Attributed to the Sabouroff Painter
Terracotta; H. 12 7/16 in. (31.6 cm)
Rogers Fund, 1921 (21.88.17)
This white-ground lekythos, attributed to the Sabouroff Painter, depicts the Greek god Hermes conducting a dead youth to Charon's boat. Known also as messenger to Zeus and protector of travelers, Hermes is shown here in his capacity as psychopompos, literally "leader of the souls." He was the deity who escorted the shades of dead mortals down to the banks of the River Styx, where Charon ferried them across to Hades.

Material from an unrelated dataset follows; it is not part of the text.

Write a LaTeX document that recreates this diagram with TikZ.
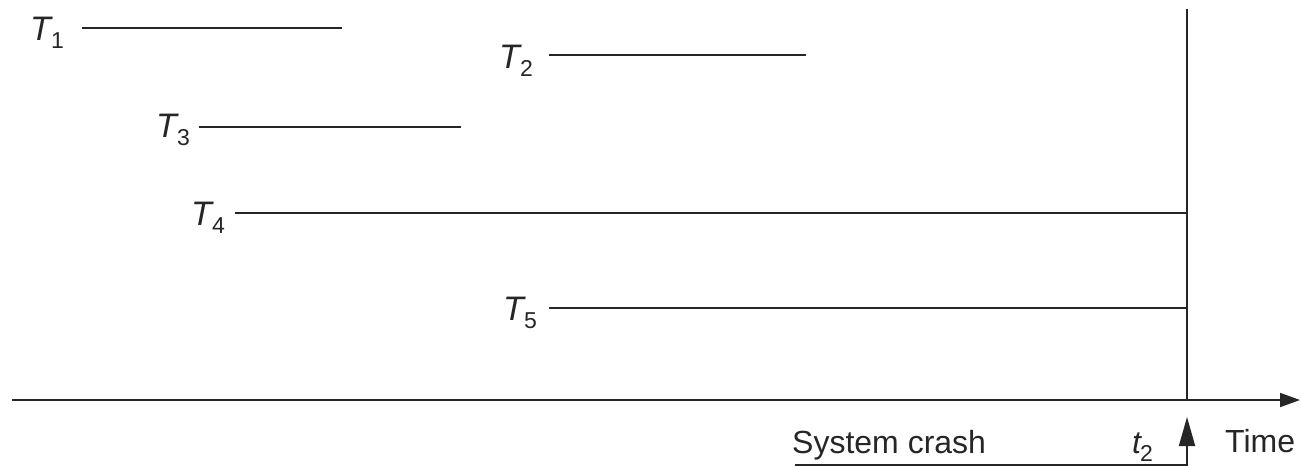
\documentclass[tikz,border=0pt]{standalone}
\usepackage{fontspec}
\setmainfont{Liberation Sans}
\usetikzlibrary{arrows.meta}
\newcommand\Tsub[2]{\textit{#1}\kern-2pt\raisebox{-8pt}{\fontsize{23}{25}\selectfont #2}}
\begin{document}
\begin{tikzpicture}[x=1pt,y=-1pt,
  ln/.style={line width=1.8pt,draw=black!85},
  lbl/.style={inner sep=0pt,font=\fontsize{32}{38}\selectfont,text=black!85},
  tlbl/.style={lbl,font=\fontsize{34}{40}\selectfont},
  tip/.style={-{Triangle[length=20pt,width=14pt]}},
  uptip/.style={-{Triangle[length=29pt,width=16pt]}}]
\useasboundingbox (0,0) rectangle (1301,467);
% transaction lines
\coordinate (t1s) at (82,28);  \coordinate (t1e) at (342,28);
\coordinate (t2s) at (549,55); \coordinate (t2e) at (806,55);
\coordinate (t3s) at (199,127); \coordinate (t3e) at (461,127);
\coordinate (t4s) at (235,213); \coordinate (t4e) at (1187,213);
\coordinate (t5s) at (549,308); \coordinate (t5e) at (1187,308);
\draw[ln] (t1s) -- (t1e);
\draw[ln] (t2s) -- (t2e);
\draw[ln] (t3s) -- (t3e);
\draw[ln] (t4s) -- (t4e);
\draw[ln] (t5s) -- (t5e);
% labels
\node[tlbl,anchor=base east] (T1) at (64,40) {\Tsub{T}{1}};
\node[tlbl,anchor=base east] (T2) at (533,68) {\Tsub{T}{2}};
\node[tlbl,anchor=base east] (T3) at (190,137) {\Tsub{T}{3}};
\node[tlbl,anchor=base east] (T4) at (225,225) {\Tsub{T}{4}};
\node[tlbl,anchor=base east] (T5) at (537,320) {\Tsub{T}{5}};
% axis
\coordinate (ax0) at (12,400); \coordinate (ax1) at (1300,400);
\draw[ln,tip] (ax0) -- (ax1);
% crash vertical line
\coordinate (ctop) at (1187,9); \coordinate (cbot) at (1187,400);
\draw[ln] (ctop) -- (cbot);
% system crash pointer
\coordinate (sc0) at (795,465); \coordinate (sc1) at (1187,465); \coordinate (sc2) at (1187,417);
\draw[ln,uptip] (sc0) -- (sc1) -- (sc2);
\node[lbl,anchor=base west] (sys) at (792,453) {System crash};
\node[lbl,anchor=base east] (t2) at (1153,453) {\Tsub{t}{2}};
\node[lbl,anchor=base west] (time) at (1225,452) {Time};
\end{tikzpicture}
\end{document}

Characteristically, the figure of Hermes is bearded and dressed in traveling clothes with a chlamys (short cloak), a petasos (broad-brimmed hat), winged sandals, and a kerykeion (herald's staff), which terminates in two entwined snakes. Greek heralds carried a similar staff as they traveled from city to city. Hermes reaches toward the youth to his left, and gestures with his staff toward Charon, who awaits their arrival. The beardless, bare-footed youth is completely enveloped in a long mantle, most likely the shroud of the deceased. Charon is depicted with his characteristic hat and exomis, a short garment pinned at one shoulder that leaves free his steering arm. The elderly ferryman is the most frequently represented mythological personality on Attic lekythoi, particularly on those attributed to the Sabouroff Painter. As on this vase, he is usually shown in his boat waiting patiently while the dead approach, accompanied usually by Hermes.
As a protector of travelers, Hermes was believed to clear the roads of stones and, in memory of this deed, herms (square pillars with carved heads and male genitals) were often dedicated along roads and where pathways crossed. Such representations were occasionally placed over graves, perhaps as a way of committing the deceased to the care of the god.